Estados Unidos tiene serios problemas en Afganistán. No solo ha perdido la guerra en la se embarcó en 2001, poco después del 11-S, sino que ahora, tras la matanza de Kandahar, la derrota es visible a todos. También ha perdido el contacto con la realidad, embutido en su propaganda. Hasta el presidente afgano, Hamid Karzai, que les debe el trono, se ha atrevido a exigir que las tropas norteamericanas dejen de patrullar en las ciudades, se concentren en sus bases urbanas y se limiten a las zonas rurales. Esto supondría adelantar un año del calendario de retirada.
Karzai habla con la boca pequeña porque su Ejécito, creado, adiestrado y financiado por la OTAN, no tiene (aún) capacidad para derrotar a sus enemigo. Karzai -una marioneta de Washington, según los talibanes- habla para su opinión pública, crispada desde la quema de los Coranes, y ante la que quiere parecer al mando.
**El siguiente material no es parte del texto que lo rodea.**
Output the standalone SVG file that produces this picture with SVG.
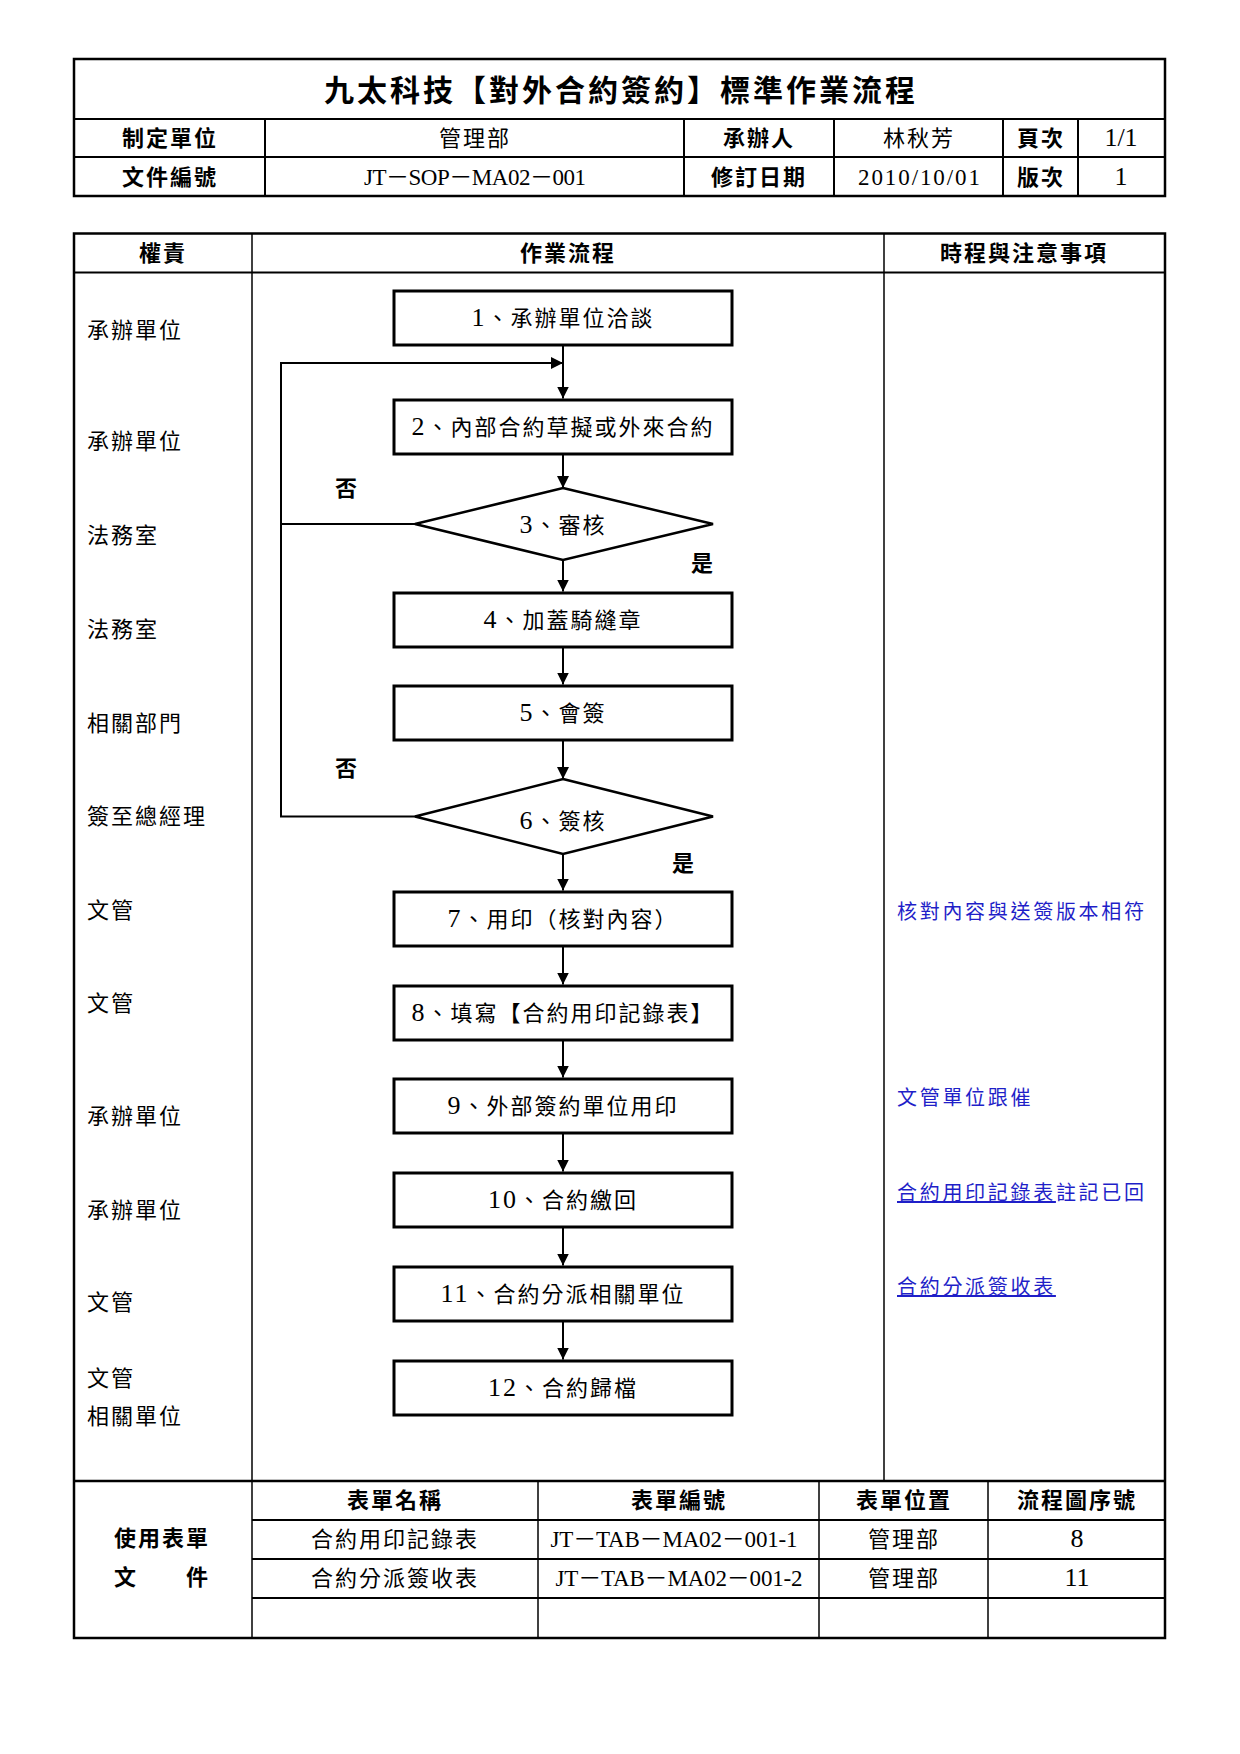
<svg xmlns="http://www.w3.org/2000/svg" width="1240" height="1754" viewBox="0 0 1240 1754">
<style>
.t{font-family:'Liberation Serif','Noto Sans CJK TC',serif;font-size:22px;letter-spacing:2px;fill:#000}
.b{font-weight:700}
.c{text-anchor:middle}
.n{font-size:26px}
.code{font-size:23px;letter-spacing:0}
.note{fill:#1f1fc8;font-size:20px;letter-spacing:2.7px}
.u{text-decoration:underline}
.box{fill:#fff;stroke:#000;stroke-width:3}
.dec{fill:#fff;stroke:#000;stroke-width:2.5}
.conn{fill:none;stroke:#000;stroke-width:2}
.frame{fill:none;stroke:#000;stroke-width:2.5}
.ln{stroke:#000;stroke-width:2}
.lt{stroke:#000;stroke-width:1.5}
</style>
<defs>
<marker id="ah" markerUnits="userSpaceOnUse" markerWidth="12" markerHeight="12" refX="12" refY="6" orient="auto"><path d="M0,0 L12,6 L0,12 z" fill="#000"/></marker>
</defs>
<rect width="1240" height="1754" fill="#fff"/>

<g id="header-table">
<rect class="frame" x="74" y="59" width="1091" height="137"/>
<line class="ln" x1="74" y1="119" x2="1165" y2="119"/>
<line class="ln" x1="74" y1="157" x2="1165" y2="157"/>
<line class="ln" x1="265" y1="119" x2="265" y2="196"/>
<line class="ln" x1="684" y1="119" x2="684" y2="196"/>
<line class="ln" x1="834" y1="119" x2="834" y2="196"/>
<line class="ln" x1="1003" y1="119" x2="1003" y2="196"/>
<line class="ln" x1="1078" y1="119" x2="1078" y2="196"/>
<text class="t b c" x="621" y="101" style="font-size:30px;letter-spacing:3px">九太科技【對外合約簽約】標準作業流程</text>
<text class="t b c" x="170" y="146">制定單位</text>
<text class="t c" x="475" y="146">管理部</text>
<text class="t b c" x="759" y="146">承辦人</text>
<text class="t c" x="919" y="146">林秋芳</text>
<text class="t b c" x="1041" y="146">頁次</text>
<text class="t c n" x="1121" y="146" style="letter-spacing:0">1/1</text>
<text class="t b c" x="170" y="185">文件編號</text>
<text class="t c code" x="475" y="185" textLength="222" lengthAdjust="spacing">JT－SOP－MA02－001</text>
<text class="t b c" x="759" y="185">修訂日期</text>
<text class="t c code" x="919" y="185" textLength="122" lengthAdjust="spacing">2010/10/01</text>
<text class="t b c" x="1041" y="185">版次</text>
<text class="t c n" x="1121" y="185" style="letter-spacing:0">1</text>
</g>

<g id="main-table">
<rect class="frame" x="74" y="233.5" width="1091" height="1404.5"/>
<line class="ln" x1="74" y1="272.5" x2="1165" y2="272.5"/>
<line class="lt" x1="252" y1="233.5" x2="252" y2="1638"/>
<line class="lt" x1="884" y1="233.5" x2="884" y2="1481"/>
<line class="frame" x1="74" y1="1481" x2="1165" y2="1481"/>
<text class="t b c" x="163" y="261">權責</text>
<text class="t b c" x="568" y="261">作業流程</text>
<text class="t b c" x="1024" y="261">時程與注意事項</text>
</g>

<g id="lanes">
<text class="t" x="87" y="338">承辦單位</text>
<text class="t" x="87" y="449">承辦單位</text>
<text class="t" x="87" y="543">法務室</text>
<text class="t" x="87" y="637">法務室</text>
<text class="t" x="87" y="731">相關部門</text>
<text class="t" x="87" y="824">簽至總經理</text>
<text class="t" x="87" y="918">文管</text>
<text class="t" x="87" y="1011">文管</text>
<text class="t" x="87" y="1124">承辦單位</text>
<text class="t" x="87" y="1218">承辦單位</text>
<text class="t" x="87" y="1310">文管</text>
<text class="t" x="87" y="1386">文管</text>
<text class="t" x="87" y="1424">相關單位</text>
</g>

<g id="connectors">
<line class="conn" x1="563" y1="345" x2="563" y2="398.5" marker-end="url(#ah)"/>
<path class="conn" d="M415,816.5 H281 V363 H563" marker-end="url(#ah)"/>
<line class="conn" x1="415" y1="524" x2="281" y2="524"/>
<line class="conn" x1="563" y1="455" x2="563" y2="488" marker-end="url(#ah)"/>
<line class="conn" x1="563" y1="560" x2="563" y2="591.5" marker-end="url(#ah)"/>
<line class="conn" x1="563" y1="648" x2="563" y2="684.5" marker-end="url(#ah)"/>
<line class="conn" x1="563" y1="741" x2="563" y2="779" marker-end="url(#ah)"/>
<line class="conn" x1="563" y1="854" x2="563" y2="890.5" marker-end="url(#ah)"/>
<line class="conn" x1="563" y1="947" x2="563" y2="984.5" marker-end="url(#ah)"/>
<line class="conn" x1="563" y1="1041" x2="563" y2="1077.5" marker-end="url(#ah)"/>
<line class="conn" x1="563" y1="1134" x2="563" y2="1171.5" marker-end="url(#ah)"/>
<line class="conn" x1="563" y1="1228" x2="563" y2="1265.5" marker-end="url(#ah)"/>
<line class="conn" x1="563" y1="1322" x2="563" y2="1359.5" marker-end="url(#ah)"/>
<text class="t b c" x="347" y="496">否</text>
<text class="t b c" x="347" y="776">否</text>
<text class="t b c" x="703" y="571">是</text>
<text class="t b c" x="684" y="871">是</text>
</g>

<g id="step1"><rect class="box" x="394" y="291" width="338" height="54"/><text class="t c" x="563" y="326"><tspan class="n">1</tspan>、承辦單位洽談</text></g>
<g id="step2"><rect class="box" x="394" y="400" width="338" height="54"/><text class="t c" x="563" y="435"><tspan class="n">2</tspan>、內部合約草擬或外來合約</text></g>
<g id="step3"><polygon class="dec" points="563,488 713,524 563,560 415,524"/><text class="t c" x="563" y="533"><tspan class="n">3</tspan>、審核</text></g>
<g id="step4"><rect class="box" x="394" y="593" width="338" height="54"/><text class="t c" x="563" y="628"><tspan class="n">4</tspan>、加蓋騎縫章</text></g>
<g id="step5"><rect class="box" x="394" y="686" width="338" height="54"/><text class="t c" x="563" y="721"><tspan class="n">5</tspan>、會簽</text></g>
<g id="step6"><polygon class="dec" points="563,779 713,816.5 563,854 415,816.5"/><text class="t c" x="563" y="829"><tspan class="n">6</tspan>、簽核</text></g>
<g id="step7"><rect class="box" x="394" y="892" width="338" height="54"/><text class="t c" x="563" y="927"><tspan class="n">7</tspan>、用印（核對內容）</text></g>
<g id="step8"><rect class="box" x="394" y="986" width="338" height="54"/><text class="t c" x="563" y="1021"><tspan class="n">8</tspan>、填寫【合約用印記錄表】</text></g>
<g id="step9"><rect class="box" x="394" y="1079" width="338" height="54"/><text class="t c" x="563" y="1114"><tspan class="n">9</tspan>、外部簽約單位用印</text></g>
<g id="step10"><rect class="box" x="394" y="1173" width="338" height="54"/><text class="t c" x="563" y="1208"><tspan class="n">10</tspan>、合約繳回</text></g>
<g id="step11"><rect class="box" x="394" y="1267" width="338" height="54"/><text class="t c" x="563" y="1302"><tspan class="n">11</tspan>、合約分派相關單位</text></g>
<g id="step12"><rect class="box" x="394" y="1361" width="338" height="54"/><text class="t c" x="563" y="1396"><tspan class="n">12</tspan>、合約歸檔</text></g>

<g id="notes">
<text class="t note" x="897" y="919">核對內容與送簽版本相符</text>
<text class="t note" x="897" y="1105">文管單位跟催</text>
<text class="t note" x="897" y="1200"><tspan class="u">合約用印記錄表</tspan>註記已回</text>
<text class="t note" x="897" y="1294"><tspan class="u">合約分派簽收表</tspan></text>
</g>

<g id="forms-table">
<line class="ln" x1="252" y1="1520" x2="1165" y2="1520"/>
<line class="ln" x1="252" y1="1559" x2="1165" y2="1559"/>
<line class="ln" x1="252" y1="1598" x2="1165" y2="1598"/>
<line class="lt" x1="538" y1="1481" x2="538" y2="1638"/>
<line class="lt" x1="819" y1="1481" x2="819" y2="1638"/>
<line class="lt" x1="988" y1="1481" x2="988" y2="1638"/>
<text class="t b" x="114" y="1546">使用表單</text>
<text class="t b" x="114" y="1585">文　　件</text>
<text class="t b c" x="395" y="1508">表單名稱</text>
<text class="t b c" x="679" y="1508">表單編號</text>
<text class="t b c" x="904" y="1508">表單位置</text>
<text class="t b c" x="1077" y="1508">流程圖序號</text>
<text class="t c" x="395" y="1547">合約用印記錄表</text>
<text class="t c code" x="674" y="1547" textLength="247" lengthAdjust="spacing">JT－TAB－MA02－001-1</text>
<text class="t c" x="904" y="1547">管理部</text>
<text class="t c n" x="1077" y="1547" style="letter-spacing:0">8</text>
<text class="t c" x="395" y="1586">合約分派簽收表</text>
<text class="t c code" x="679" y="1586" textLength="247" lengthAdjust="spacing">JT－TAB－MA02－001-2</text>
<text class="t c" x="904" y="1586">管理部</text>
<text class="t c n" x="1077" y="1586" style="letter-spacing:0">11</text>
</g>
</svg>
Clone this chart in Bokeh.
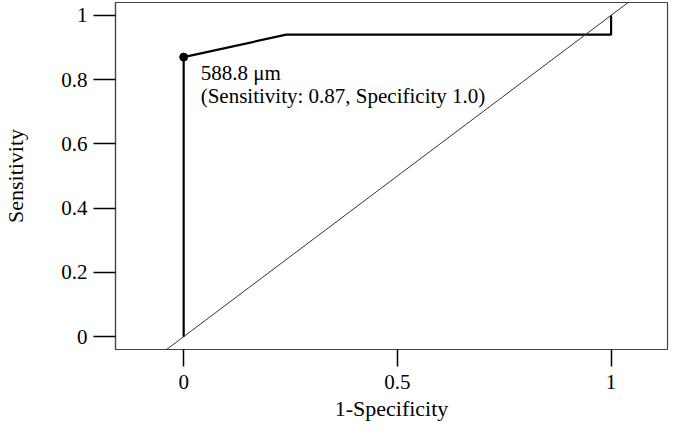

Los talibanes, que viven su 'momentum', como dirían los estadounidenses, han suspendido todo contacto, conversación o negociación con el ocupante. Es una estrategia: buscan ganar tiempo, quizá mejorar su posición negociadora. La negociación es la única salida para los estadounidenses: encontrar una puerta que les permita 'vender' que han empatado el partido. A los talibanes no les gusta el fútbol ni los símiles. Solo tienen paciencia; su fin volver al poder en Kabul.
Afganistán es un país montañoso de gente esculpida en el dolor y la resistencia; un país hermoso, tribal y complejo. El único extranjero que conquistó Afganistán y doblegó a los clanes pastunes, etnia que de la se nutren los talibanes, fue Alejadro Magno. Sus tropas cometieron lo que hoy llamaríamos un genocidio. Solo por aplastamiento es posible ganar una guerra en este país. Un diplomático occidental me dijo en 2009: "Afganistán es tan inexplicable que Alejandro entró siendo homosexual y partió casado.